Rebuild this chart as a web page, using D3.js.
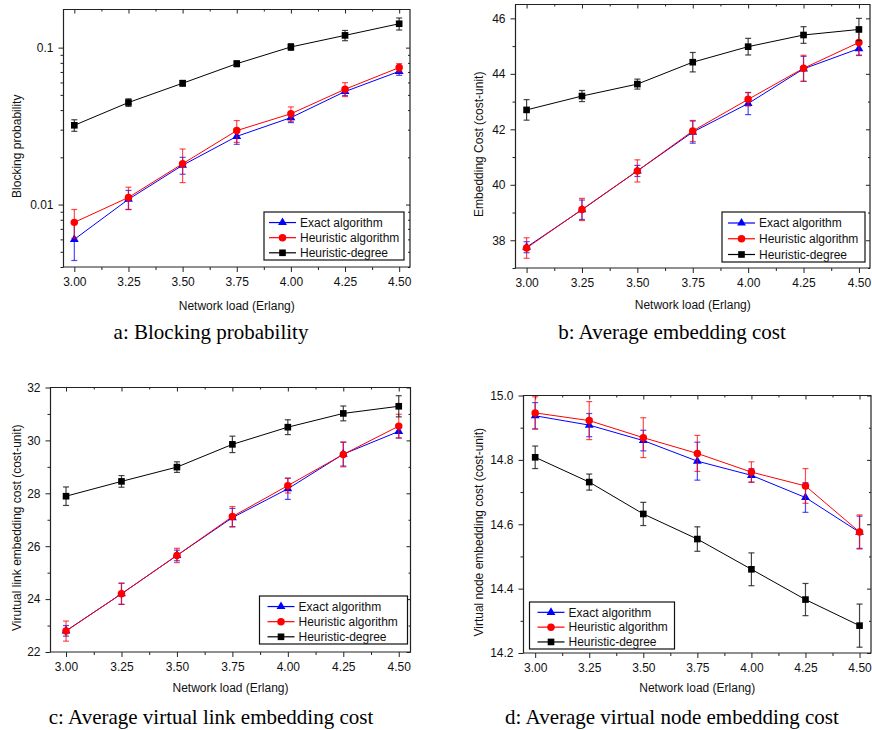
<!DOCTYPE html>
<html>
<head>
<meta charset="utf-8">
<script src="https://cdn.jsdelivr.net/npm/d3@7"></script>
<style>
  body { margin: 0; background: #fff; }
  svg { display: block; }
  .tick text { font-family: "Liberation Sans", Arial, sans-serif; font-size: 12px; fill: #111; }
  .ttl { font-family: "Liberation Sans", Arial, sans-serif; font-size: 12px; fill: #111; }
  .cap { font-family: "Liberation Serif", "Times New Roman", serif; font-size: 21px; fill: #000; }
  .leg { font-family: "Liberation Sans", Arial, sans-serif; font-size: 12px; fill: #111; }
</style>
</head>
<body>
<div id="chart"></div>
<script>
// network load values on x, shared by all 4 plots
var loads = [3.00, 3.25, 3.50, 3.75, 4.00, 4.25, 4.50];
var seriesNames = ["Exact algorithm", "Heuristic algorithm", "Heuristic-degree"];

// a: blocking probability
var blockExact    = [0.0060, 0.0108, 0.0178, 0.0272, 0.0358, 0.0525, 0.0706];
var blockExactErr = [0.0016, 0.0015, 0.0022, 0.0030, 0.0025, 0.0030, 0.0040];
var blockHeur     = [0.0077, 0.0111, 0.0182, 0.0296, 0.0379, 0.0543, 0.0746];
var blockHeurErr  = [0.0016, 0.0018, 0.0044, 0.0047, 0.0040, 0.0055, 0.0045];
var blockDeg      = [0.0320, 0.0447, 0.0593, 0.0790, 0.1010, 0.1197, 0.1420];
var blockDegErr   = [0.0027, 0.0025, 0.0025, 0.0035, 0.0050, 0.0090, 0.0125];

// b: average embedding cost
var costExact    = [37.75, 39.10, 40.50, 41.90, 42.93, 44.18, 44.91];
var costExactErr = [0.20, 0.35, 0.20, 0.40, 0.40, 0.45, 0.25];
var costHeur     = [37.72, 39.11, 40.50, 41.94, 43.08, 44.20, 45.13];
var costHeurErr  = [0.37, 0.40, 0.40, 0.38, 0.24, 0.47, 0.45];
var costDeg      = [42.70, 43.20, 43.63, 44.42, 44.98, 45.40, 45.60];
var costDegErr   = [0.37, 0.20, 0.18, 0.35, 0.30, 0.30, 0.40];

// c: average virtual link embedding cost
var linkExact    = [22.80, 24.20, 25.65, 27.08, 28.17, 29.48, 30.34];
var linkExactErr = [0.20, 0.40, 0.20, 0.35, 0.40, 0.45, 0.25];
var linkHeur     = [22.79, 24.20, 25.65, 27.12, 28.29, 29.47, 30.54];
var linkHeurErr  = [0.38, 0.40, 0.27, 0.38, 0.28, 0.47, 0.45];
var linkDeg      = [27.89, 28.45, 28.99, 29.85, 30.50, 31.02, 31.29];
var linkDegErr   = [0.35, 0.22, 0.20, 0.31, 0.28, 0.28, 0.40];

// d: average virtual node embedding cost
var nodeExact    = [14.937, 14.908, 14.860, 14.796, 14.752, 14.683, 14.575];
var nodeExactErr = [0.041, 0.036, 0.032, 0.059, 0.021, 0.046, 0.050];
var nodeHeur     = [14.946, 14.922, 14.869, 14.820, 14.762, 14.719, 14.576];
var nodeHeurErr  = [0.050, 0.059, 0.062, 0.056, 0.032, 0.054, 0.053];
var nodeDeg      = [14.808, 14.731, 14.632, 14.554, 14.460, 14.366, 14.285];
var nodeDegErr   = [0.035, 0.025, 0.036, 0.038, 0.051, 0.050, 0.067];

// tick values
var xMinor = d3.range(3.125, 4.5, 0.25);
var blockTicks = [0.01, 0.1];
var blockMinor = [0.004, 0.005, 0.006, 0.007, 0.008, 0.009, 0.02, 0.03, 0.04, 0.05, 0.06, 0.07, 0.08, 0.09];
var costTicks = [38, 40, 42, 44, 46];
var costMinor = [37, 39, 41, 43, 45];
var linkTicks = [22, 24, 26, 28, 30, 32];
var linkMinor = [23, 25, 27, 29, 31];
var nodeTicks = [14.2, 14.4, 14.6, 14.8, 15.0];
var nodeMinor = [14.3, 14.5, 14.7, 14.9];

var colors = ["#0000ff", "#ff0000", "#000000"];
var symbols = [d3.symbolTriangle, d3.symbolCircle, d3.symbolSquare];
var symSizes = [34, 44, 44];

var panels = [
  { box: [63.5, 9.5, 410, 267], xdom: [2.95, 4.55], log: true, ydom: [0.004, 0.175],
    yt: blockTicks, ym: blockMinor, yfmt: d3.format(""),
    series: [[blockExact, blockExactErr], [blockHeur, blockHeurErr], [blockDeg, blockDegErr]],
    ytitle: "Blocking probability", ytx: 21, xty: 310,
    cap: "a: Blocking probability", capx: 211, capy: 339,
    leg: [264, 212, 140, 48, 5] },
  { box: [515.5, 4.5, 870, 268], xdom: [2.95, 4.55], ydom: [37, 46.5],
    yt: costTicks, ym: costMinor, yfmt: d3.format("d"),
    series: [[costExact, costExactErr], [costHeur, costHeurErr], [costDeg, costDegErr]],
    ytitle: "Embedding Cost (cost-unit)", ytx: 483, xty: 309,
    cap: "b: Average embedding cost", capx: 672, capy: 339,
    leg: [722, 212, 143, 50, 6] },
  { box: [50.5, 387.5, 410.5, 652], xdom: [2.93, 4.553], ydom: [22, 32],
    yt: linkTicks, ym: linkMinor, yfmt: d3.format("d"),
    series: [[linkExact, linkExactErr], [linkHeur, linkHeurErr], [linkDeg, linkDegErr]],
    ytitle: "Virutual link embedding cost (cost-unit)", ytx: 21, xty: 692,
    cap: "c: Average virtual link embedding cost", capx: 211, capy: 724,
    leg: [259.5, 596, 148, 48, 8] },
  { box: [523.5, 395.5, 871, 653], xdom: [2.946, 4.553], ydom: [14.2, 15.0],
    yt: nodeTicks, ym: nodeMinor, yfmt: d3.format(".1f"),
    series: [[nodeExact, nodeExactErr], [nodeHeur, nodeHeurErr], [nodeDeg, nodeDegErr]],
    ytitle: "Virtual node embedding cost (cost-unit)", ytx: 483, xty: 692,
    cap: "d: Average virtual node embedding cost", capx: 672, capy: 724,
    leg: [529.5, 602, 145, 47, 8] }
];

var svg = d3.select("#chart").append("svg")
  .attr("width", 872)
  .attr("height", 730);

panels.forEach(function(p) {
  var L = p.box[0], T = p.box[1], R = p.box[2], B = p.box[3];
  var x = d3.scaleLinear().domain(p.xdom).range([L, R]);
  var y = (p.log ? d3.scaleLog() : d3.scaleLinear()).domain(p.ydom).range([B, T]);

  var g = svg.append("g");

  // axes: outward ticks bottom/left, inward ticks top/right
  function ax(a, tr) {
    var sel = g.append("g").attr("transform", tr).call(a);
    sel.select(".domain").remove();
    sel.selectAll(".tick line").attr("stroke", "#222");
    return sel;
  }
  ax(d3.axisBottom(x).tickValues(loads).tickFormat(d3.format(".2f")).tickSize(5).tickPadding(5), "translate(0," + B + ")");
  ax(d3.axisBottom(x).tickValues(xMinor).tickFormat("").tickSize(3), "translate(0," + B + ")");
  ax(d3.axisTop(x).tickValues(loads).tickFormat("").tickSize(-4), "translate(0," + T + ")");
  ax(d3.axisTop(x).tickValues(xMinor).tickFormat("").tickSize(-2), "translate(0," + T + ")");
  ax(d3.axisLeft(y).tickValues(p.yt).tickFormat(p.yfmt).tickSize(5).tickPadding(5), "translate(" + L + ",0)");
  ax(d3.axisLeft(y).tickValues(p.ym).tickFormat("").tickSize(3), "translate(" + L + ",0)");
  ax(d3.axisRight(y).tickValues(p.yt).tickFormat("").tickSize(-4), "translate(" + R + ",0)");
  ax(d3.axisRight(y).tickValues(p.ym).tickFormat("").tickSize(-2), "translate(" + R + ",0)");

  // frame
  g.append("path")
    .attr("d", "M" + R + "," + T + "H" + L + "V" + B + "H" + R + "Z")
    .attr("fill", "none")
    .attr("stroke", "#222")
    .attr("stroke-width", 1.2);

  // series
  p.series.forEach(function(s, k) {
    var vals = s[0], errs = s[1];
    var pts = loads.map(function(l, i) { return { x: l, v: vals[i], e: errs[i] }; });

    g.append("path")
      .datum(pts)
      .attr("fill", "none")
      .attr("stroke", colors[k])
      .attr("stroke-width", 1)
      .attr("d", d3.line().x(function(d) { return x(d.x); }).y(function(d) { return y(d.v); }));

    var eb = g.append("g")
      .attr("stroke", k == 2 ? "#222" : colors[k])
      .attr("stroke-opacity", k == 2 ? 0.85 : 0.7)
      .attr("stroke-width", 1.2);
    pts.forEach(function(d) {
      var cx = x(d.x), y1 = y(d.v + d.e), y0 = y(d.v - d.e);
      eb.append("line").attr("x1", cx).attr("x2", cx).attr("y1", y1).attr("y2", y0);
      eb.append("line").attr("x1", cx - 3).attr("x2", cx + 3).attr("y1", y1).attr("y2", y1);
      eb.append("line").attr("x1", cx - 3).attr("x2", cx + 3).attr("y1", y0).attr("y2", y0);
    });

    g.selectAll(null)
      .data(pts)
      .enter().append("path")
      .attr("transform", function(d) { return "translate(" + x(d.x) + "," + y(d.v) + ")"; })
      .attr("d", d3.symbol().type(symbols[k]).size(symSizes[k]))
      .attr("fill", colors[k]);
  });

  // axis titles
  g.append("text").attr("class", "ttl")
    .attr("x", (L + R) / 2).attr("y", p.xty)
    .attr("text-anchor", "middle")
    .text("Network load (Erlang)");
  g.append("text").attr("class", "ttl")
    .attr("transform", "translate(" + p.ytx + "," + ((T + B) / 2 + 8) + ") rotate(-90)")
    .attr("text-anchor", "middle")
    .text(p.ytitle);

  // caption
  g.append("text").attr("class", "cap")
    .attr("x", p.capx).attr("y", p.capy)
    .attr("text-anchor", "middle")
    .text(p.cap);

  // legend
  var lx = p.leg[0], ly = p.leg[1], lw = p.leg[2], lh = p.leg[3], li = p.leg[4];
  var lg = g.append("g");
  lg.append("rect")
    .attr("x", lx).attr("y", ly).attr("width", lw).attr("height", lh)
    .attr("fill", "#fff").attr("stroke", "#111").attr("stroke-width", 1.2);
  seriesNames.forEach(function(name, k) {
    var ry = ly + lh * (k * 0.315 + 0.22);
    lg.append("line")
      .attr("x1", lx + li).attr("x2", lx + li + 27)
      .attr("y1", ry).attr("y2", ry)
      .attr("stroke", colors[k]).attr("stroke-width", 1.2);
    lg.append("path")
      .attr("transform", "translate(" + (lx + li + 13.5) + "," + ry + ")")
      .attr("d", d3.symbol().type(symbols[k]).size(symSizes[k]))
      .attr("fill", colors[k]);
    lg.append("text").attr("class", "leg")
      .attr("x", lx + li + 31).attr("y", ry + 4.3)
      .text(name);
  });
});
</script>
</body>
</html>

### [Required task]
Please take the lines from the beginning of the data above through the line holding "0.28, 0.28, 0.40];" and transcribe them exactly, without any pictures.

### [Reply to the exercise]
Rebuild this chart as a web page, using D3.js.
<!DOCTYPE html>
<html>
<head>
<meta charset="utf-8">
<script src="https://cdn.jsdelivr.net/npm/d3@7"></script>
<style>
  body { margin: 0; background: #fff; }
  svg { display: block; }
  .tick text { font-family: "Liberation Sans", Arial, sans-serif; font-size: 12px; fill: #111; }
  .ttl { font-family: "Liberation Sans", Arial, sans-serif; font-size: 12px; fill: #111; }
  .cap { font-family: "Liberation Serif", "Times New Roman", serif; font-size: 21px; fill: #000; }
  .leg { font-family: "Liberation Sans", Arial, sans-serif; font-size: 12px; fill: #111; }
</style>
</head>
<body>
<div id="chart"></div>
<script>
// network load values on x, shared by all 4 plots
var loads = [3.00, 3.25, 3.50, 3.75, 4.00, 4.25, 4.50];
var seriesNames = ["Exact algorithm", "Heuristic algorithm", "Heuristic-degree"];

// a: blocking probability
var blockExact    = [0.0060, 0.0108, 0.0178, 0.0272, 0.0358, 0.0525, 0.0706];
var blockExactErr = [0.0016, 0.0015, 0.0022, 0.0030, 0.0025, 0.0030, 0.0040];
var blockHeur     = [0.0077, 0.0111, 0.0182, 0.0296, 0.0379, 0.0543, 0.0746];
var blockHeurErr  = [0.0016, 0.0018, 0.0044, 0.0047, 0.0040, 0.0055, 0.0045];
var blockDeg      = [0.0320, 0.0447, 0.0593, 0.0790, 0.1010, 0.1197, 0.1420];
var blockDegErr   = [0.0027, 0.0025, 0.0025, 0.0035, 0.0050, 0.0090, 0.0125];

// b: average embedding cost
var costExact    = [37.75, 39.10, 40.50, 41.90, 42.93, 44.18, 44.91];
var costExactErr = [0.20, 0.35, 0.20, 0.40, 0.40, 0.45, 0.25];
var costHeur     = [37.72, 39.11, 40.50, 41.94, 43.08, 44.20, 45.13];
var costHeurErr  = [0.37, 0.40, 0.40, 0.38, 0.24, 0.47, 0.45];
var costDeg      = [42.70, 43.20, 43.63, 44.42, 44.98, 45.40, 45.60];
var costDegErr   = [0.37, 0.20, 0.18, 0.35, 0.30, 0.30, 0.40];

// c: average virtual link embedding cost
var linkExact    = [22.80, 24.20, 25.65, 27.08, 28.17, 29.48, 30.34];
var linkExactErr = [0.20, 0.40, 0.20, 0.35, 0.40, 0.45, 0.25];
var linkHeur     = [22.79, 24.20, 25.65, 27.12, 28.29, 29.47, 30.54];
var linkHeurErr  = [0.38, 0.40, 0.27, 0.38, 0.28, 0.47, 0.45];
var linkDeg      = [27.89, 28.45, 28.99, 29.85, 30.50, 31.02, 31.29];
var linkDegErr   = [0.35, 0.22, 0.20, 0.31, 0.28, 0.28, 0.40];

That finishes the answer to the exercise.